Oseguera is the daughter of Nemesio Ruben Oseguera Cervantes, aka El Mencho, the head of the New Generation Jalisco Cartel (known by its Spanish initials CJNG), who has a $10 million bounty on his head from the United States government.
She also helped manage El Mencho’s drug-trafficking profits, and was sentenced to 30 months in prison in June last year for her role in a number of businesses linked to her father's cartel. She left U.S. prison custody on March 14, according to the Federal Bureau of Prisons, after serving just two years behind bars. Her official release date was April 13, according to reports.
This was made possible by the First Step Act, signed by Trump in December 2018, which was aimed at bringing down the U.S.’ prison population, the world’s largest.
Oseguera, who goes by the alias “La Negra,” was arrested in February 2020 when she showed up at a Washington, D.C., courthouse to attend her brother’s hearing. Oseguera’s brother, Rubén, known as “El Menchito” (mini Mencho) remains in U.S. custody after being extradited from Mexico in 2015 on drug charges.
She pleaded guilty in early 2021 of violating the U.S. Kingpin Act by helping to run businesses that had been sanctioned as parts of the CJNG cartel.
La Negra ran an advertising agency as well as a sushi restaurant and tequila brand to help disguise the flows of money generated by her father’s drug-trafficking enterprise. Her case didn’t go to trial, but prosecutors claimed that if it did they’d be able to show a direct connection between Oseguera and her father’s businesses, and prove that she helped El Mencho manage ledgers detailing drug payments and money owed to the cartel.
Certain crimes, including high-level drug-trafficking offenses, are excluded from the First Step Act. La Negra’s release suggests that the U.S government didn’t consider her powerful enough to qualify for an exemption.
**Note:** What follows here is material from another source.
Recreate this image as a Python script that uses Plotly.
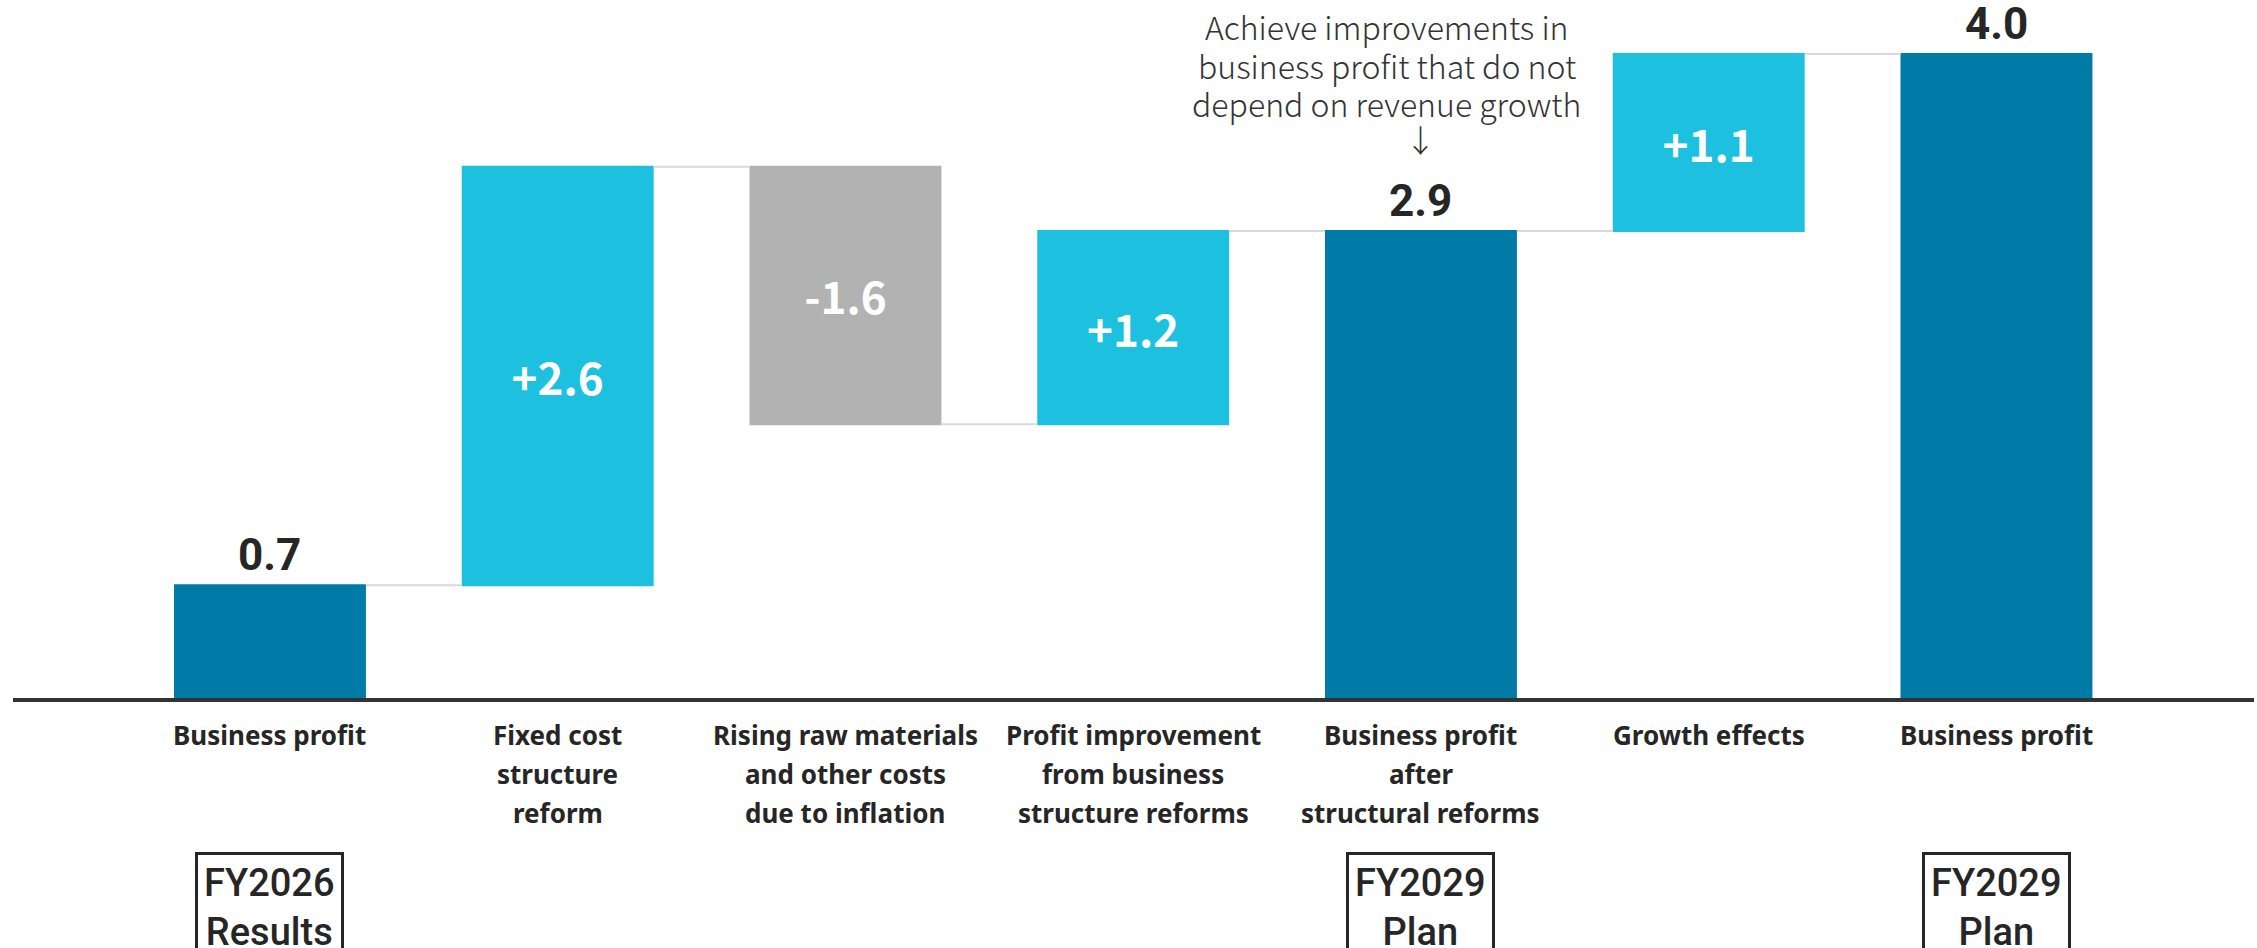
"""Waterfall: business profit bridge FY2026 -> FY2029"""
import plotly.graph_objects as go

# bars, left to right
label_lines = [
    ["Business profit"],
    ["Fixed cost", "structure", "reform"],
    ["Rising raw materials", "and other costs", "due to inflation"],
    ["Profit improvement", "from business", "structure reforms"],
    ["Business profit", "after", "structural reforms"],
    ["Growth effects"],
    ["Business profit"],
]
measures = ["absolute", "relative", "relative", "relative", "total", "relative", "total"]
values = [0.7, 2.6, -1.6, 1.2, 0, 1.1, 0]
bar_labels = ["0.7", "+2.6", "-1.6", "+1.2", "2.9", "+1.1", "4.0"]

period_idx = [0, 4, 6]
period_text = ["FY2026<br>Results", "FY2029<br>Plan", "FY2029<br>Plan"]

note_lines = ["Achieve improvements in", "business profit that do not", "depend on revenue growth"]
note_idx = 4

DARK = "#007BA7"
LIGHT = "#1DC0DE"
GREY = "#B2B2B2"
INK = "#262626"

x = list(range(len(values)))

# running level at each bar (used to place the total labels)
levels = []
run = 0
for m, v in zip(measures, values):
    if m == "absolute":
        run = v
    elif m == "relative":
        run += v
    levels.append(round(run, 1))

inside = [t if m == "relative" else "" for t, m in zip(bar_labels, measures)]

fig = go.Figure()
fig.add_trace(go.Waterfall(
    x=x, y=values, measure=measures,
    text=inside, textposition="inside", insidetextanchor="middle",
    textfont=dict(family="Noto Sans CJK JP", size=44, color="white", weight="bold"),
    increasing=dict(marker=dict(color=LIGHT)),
    decreasing=dict(marker=dict(color=GREY)),
    totals=dict(marker=dict(color=DARK)),
    connector=dict(line=dict(color="#D9D9D9", width=2)),
    hoverinfo="skip",
))

annotations = []

# value labels above the total bars
for i, m in enumerate(measures):
    if m != "relative":
        annotations.append(dict(
            x=i, y=levels[i], xref="x", yref="y", text=bar_labels[i],
            showarrow=False, yanchor="bottom", yshift=2,
            font=dict(family="Roboto", size=44, color=INK, weight="bold"),
        ))

# category labels, one annotation per line to get the wide line spacing
for i, lines in enumerate(label_lines):
    for j, line in enumerate(lines):
        annotations.append(dict(
            x=i, y=0, xref="x", yref="y", text=line,
            showarrow=False, yanchor="top", yshift=-17 - 39 * j,
            font=dict(family="Noto Sans", size=26, color=INK, weight="bold"),
        ))

# boxed period tags
for i, t in zip(period_idx, period_text):
    annotations.append(dict(
        x=i, y=0, xref="x", yref="y", text=t,
        showarrow=False, yanchor="top", yshift=-154,
        bordercolor=INK, borderwidth=3, borderpad=6,
        font=dict(family="Roboto", size=38, color=INK, weight=500),
    ))

# note over the post-reform bar
for j, line in enumerate(note_lines):
    annotations.append(dict(
        x=note_idx, y=1, xref="x", yref="paper", text=line,
        showarrow=False, yanchor="top", yshift=-1 - 38.5 * j, xshift=-34,
        font=dict(family="Noto Sans CJK JP", size=32, color="#333333", weight=300),
    ))
annotations.append(dict(
    x=note_idx, y=1, xref="x", yref="paper", text="↓",
    showarrow=False, yanchor="top", yshift=-114,
    font=dict(family="Noto Sans CJK JP", size=31, color="#333333", weight=300),
))

fig.update_layout(
    width=2257, height=948,
    margin=dict(l=13, r=3, t=0, b=250),
    plot_bgcolor="white", paper_bgcolor="white",
    showlegend=False, waterfallgap=0.333,
    xaxis=dict(range=[-0.893, 6.895], showticklabels=False, showgrid=False,
               zeroline=False, showline=True, linecolor="#333333", linewidth=4,
               ticks=""),
    yaxis=dict(range=[0, 4.335], visible=False, showgrid=False, zeroline=False),
    annotations=annotations,
)

fig.write_html("out.html", config={"displayModeBar": False},
               post_script="document.body.style.margin='0';")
Her criminal lawyer declined to comment when contacted by VICE World News for this story, and did not confirm allegations reported by Univision that Oseguera served the end of her sentence in a minimum security facility in California.
Given her light sentence and family connections, returning to Mexico presents a risk for La Negra, where her father’s cartel—considered Mexico’s most violent and rapidly expanding—is engaged in territorial disputes around the country, most notably in the southern state of Michoacan.
Reporting and info on the DEA website suggests that Oseguera could be a dual citizen, of both the U.S. and Mexico, because she was born in California, which means she won’t be subject to deportation after doing her time.